- Supplied material -
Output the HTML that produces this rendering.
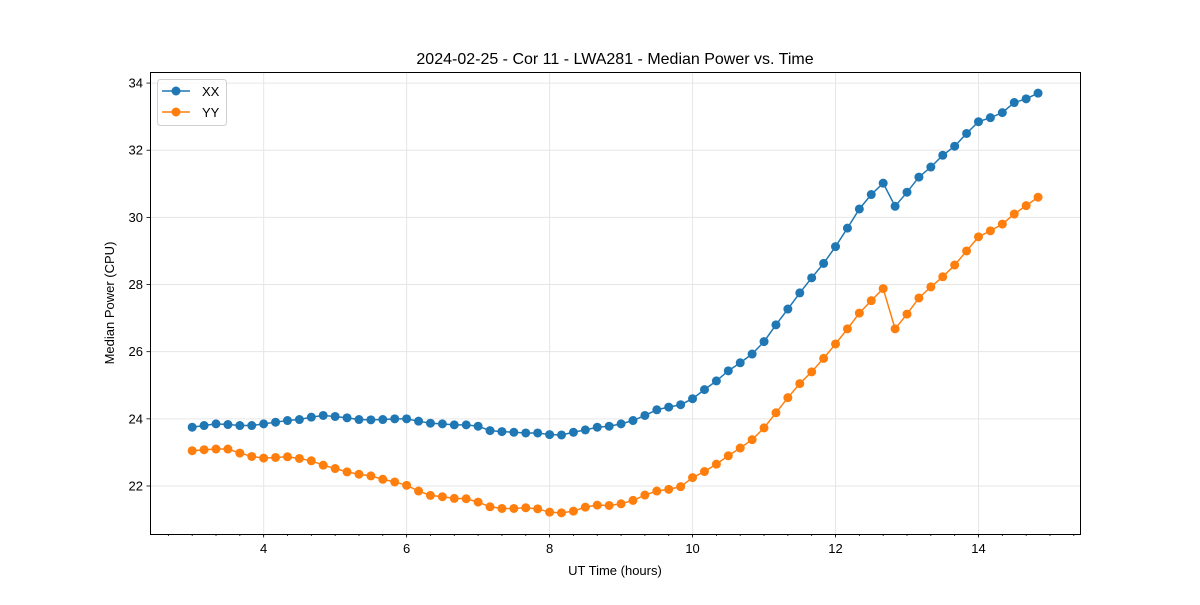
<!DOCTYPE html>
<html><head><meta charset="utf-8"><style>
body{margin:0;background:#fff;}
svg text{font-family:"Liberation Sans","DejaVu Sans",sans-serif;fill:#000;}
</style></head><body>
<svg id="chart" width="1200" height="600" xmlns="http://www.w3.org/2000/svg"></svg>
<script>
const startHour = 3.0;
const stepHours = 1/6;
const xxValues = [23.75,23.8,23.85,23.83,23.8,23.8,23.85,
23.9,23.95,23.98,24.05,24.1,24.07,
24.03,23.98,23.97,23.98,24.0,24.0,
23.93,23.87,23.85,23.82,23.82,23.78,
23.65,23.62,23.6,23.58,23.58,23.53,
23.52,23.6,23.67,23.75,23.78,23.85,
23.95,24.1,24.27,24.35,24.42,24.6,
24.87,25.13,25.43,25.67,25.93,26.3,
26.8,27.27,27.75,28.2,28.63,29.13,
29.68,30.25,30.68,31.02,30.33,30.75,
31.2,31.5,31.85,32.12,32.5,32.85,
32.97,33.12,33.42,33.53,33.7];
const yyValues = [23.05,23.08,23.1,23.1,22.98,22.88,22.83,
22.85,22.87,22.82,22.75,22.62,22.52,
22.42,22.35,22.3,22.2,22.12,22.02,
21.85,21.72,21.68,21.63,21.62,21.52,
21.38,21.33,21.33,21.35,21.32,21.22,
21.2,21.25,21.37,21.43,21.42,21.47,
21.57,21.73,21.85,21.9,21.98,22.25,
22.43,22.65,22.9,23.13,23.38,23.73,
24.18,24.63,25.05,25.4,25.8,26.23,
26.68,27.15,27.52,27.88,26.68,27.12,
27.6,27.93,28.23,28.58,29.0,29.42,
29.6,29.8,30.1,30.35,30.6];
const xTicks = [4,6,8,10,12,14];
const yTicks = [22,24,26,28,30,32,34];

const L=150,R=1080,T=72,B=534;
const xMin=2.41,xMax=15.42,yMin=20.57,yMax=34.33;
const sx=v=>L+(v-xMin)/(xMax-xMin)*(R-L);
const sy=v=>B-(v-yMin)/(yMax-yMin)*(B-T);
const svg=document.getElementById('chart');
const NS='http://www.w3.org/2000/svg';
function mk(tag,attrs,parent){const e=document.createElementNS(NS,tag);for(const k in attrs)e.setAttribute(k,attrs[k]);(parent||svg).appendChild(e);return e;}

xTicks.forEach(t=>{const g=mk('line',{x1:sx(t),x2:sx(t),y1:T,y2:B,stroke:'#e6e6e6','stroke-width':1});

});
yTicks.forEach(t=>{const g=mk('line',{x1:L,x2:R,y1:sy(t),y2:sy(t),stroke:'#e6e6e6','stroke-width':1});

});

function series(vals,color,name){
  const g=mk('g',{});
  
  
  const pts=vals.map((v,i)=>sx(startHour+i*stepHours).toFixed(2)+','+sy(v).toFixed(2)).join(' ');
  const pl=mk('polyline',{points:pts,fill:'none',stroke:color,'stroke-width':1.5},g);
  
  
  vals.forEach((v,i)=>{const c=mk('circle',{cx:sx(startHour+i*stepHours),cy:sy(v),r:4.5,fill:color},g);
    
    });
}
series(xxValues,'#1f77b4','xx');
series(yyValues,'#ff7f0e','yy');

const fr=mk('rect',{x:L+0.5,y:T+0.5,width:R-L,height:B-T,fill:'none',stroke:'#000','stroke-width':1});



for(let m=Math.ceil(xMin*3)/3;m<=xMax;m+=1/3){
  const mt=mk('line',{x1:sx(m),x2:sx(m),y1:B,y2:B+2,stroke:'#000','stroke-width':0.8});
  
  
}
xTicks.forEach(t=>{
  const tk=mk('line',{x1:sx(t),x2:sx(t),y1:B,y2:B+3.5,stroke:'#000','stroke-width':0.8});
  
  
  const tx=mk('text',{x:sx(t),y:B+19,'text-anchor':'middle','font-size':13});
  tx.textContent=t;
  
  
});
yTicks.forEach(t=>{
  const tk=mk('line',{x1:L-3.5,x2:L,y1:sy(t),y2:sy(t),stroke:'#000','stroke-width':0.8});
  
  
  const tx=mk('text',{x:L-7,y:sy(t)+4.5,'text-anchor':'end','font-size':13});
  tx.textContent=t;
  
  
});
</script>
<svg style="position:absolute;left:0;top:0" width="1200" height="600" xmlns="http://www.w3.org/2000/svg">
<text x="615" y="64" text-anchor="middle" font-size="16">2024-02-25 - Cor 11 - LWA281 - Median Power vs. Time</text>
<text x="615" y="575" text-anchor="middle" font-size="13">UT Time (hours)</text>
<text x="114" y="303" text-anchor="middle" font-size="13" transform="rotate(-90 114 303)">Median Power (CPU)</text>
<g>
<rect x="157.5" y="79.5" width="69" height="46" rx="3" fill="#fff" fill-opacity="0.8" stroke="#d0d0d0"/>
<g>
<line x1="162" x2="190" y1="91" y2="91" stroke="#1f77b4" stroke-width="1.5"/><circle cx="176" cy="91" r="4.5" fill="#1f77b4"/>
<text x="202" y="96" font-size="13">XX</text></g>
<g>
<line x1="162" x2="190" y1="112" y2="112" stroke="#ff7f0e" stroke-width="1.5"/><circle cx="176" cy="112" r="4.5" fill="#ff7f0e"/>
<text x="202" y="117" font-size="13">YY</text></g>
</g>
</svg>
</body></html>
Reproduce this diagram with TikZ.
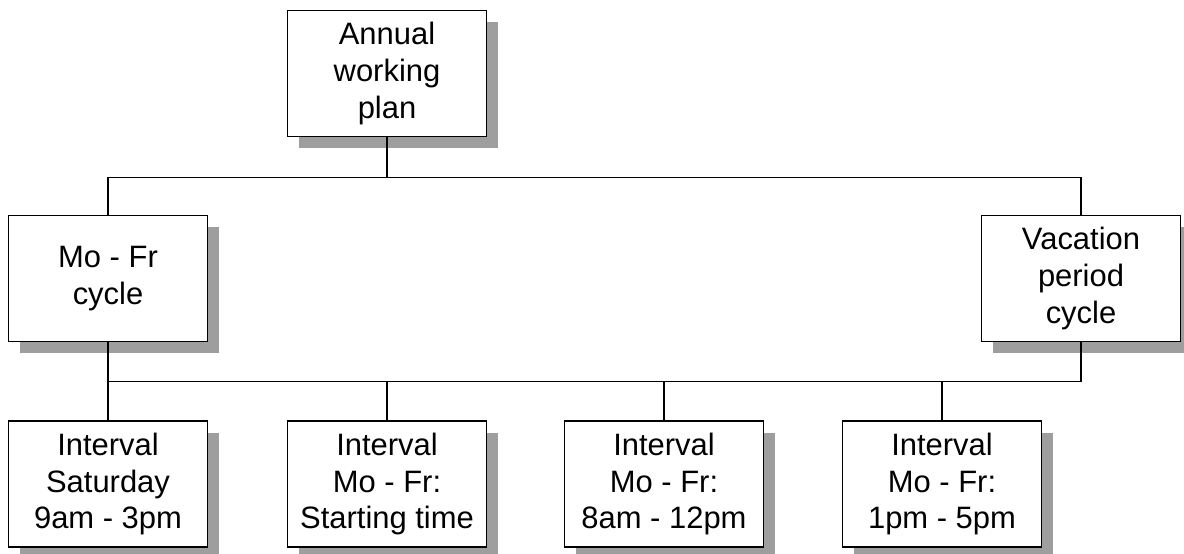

- Task requirements -
Identify every line above that includes the word "this", and show those lines.

- Answer to the task -
Output the HTML that produces this rendering.
Reproduce this diagram with TikZ.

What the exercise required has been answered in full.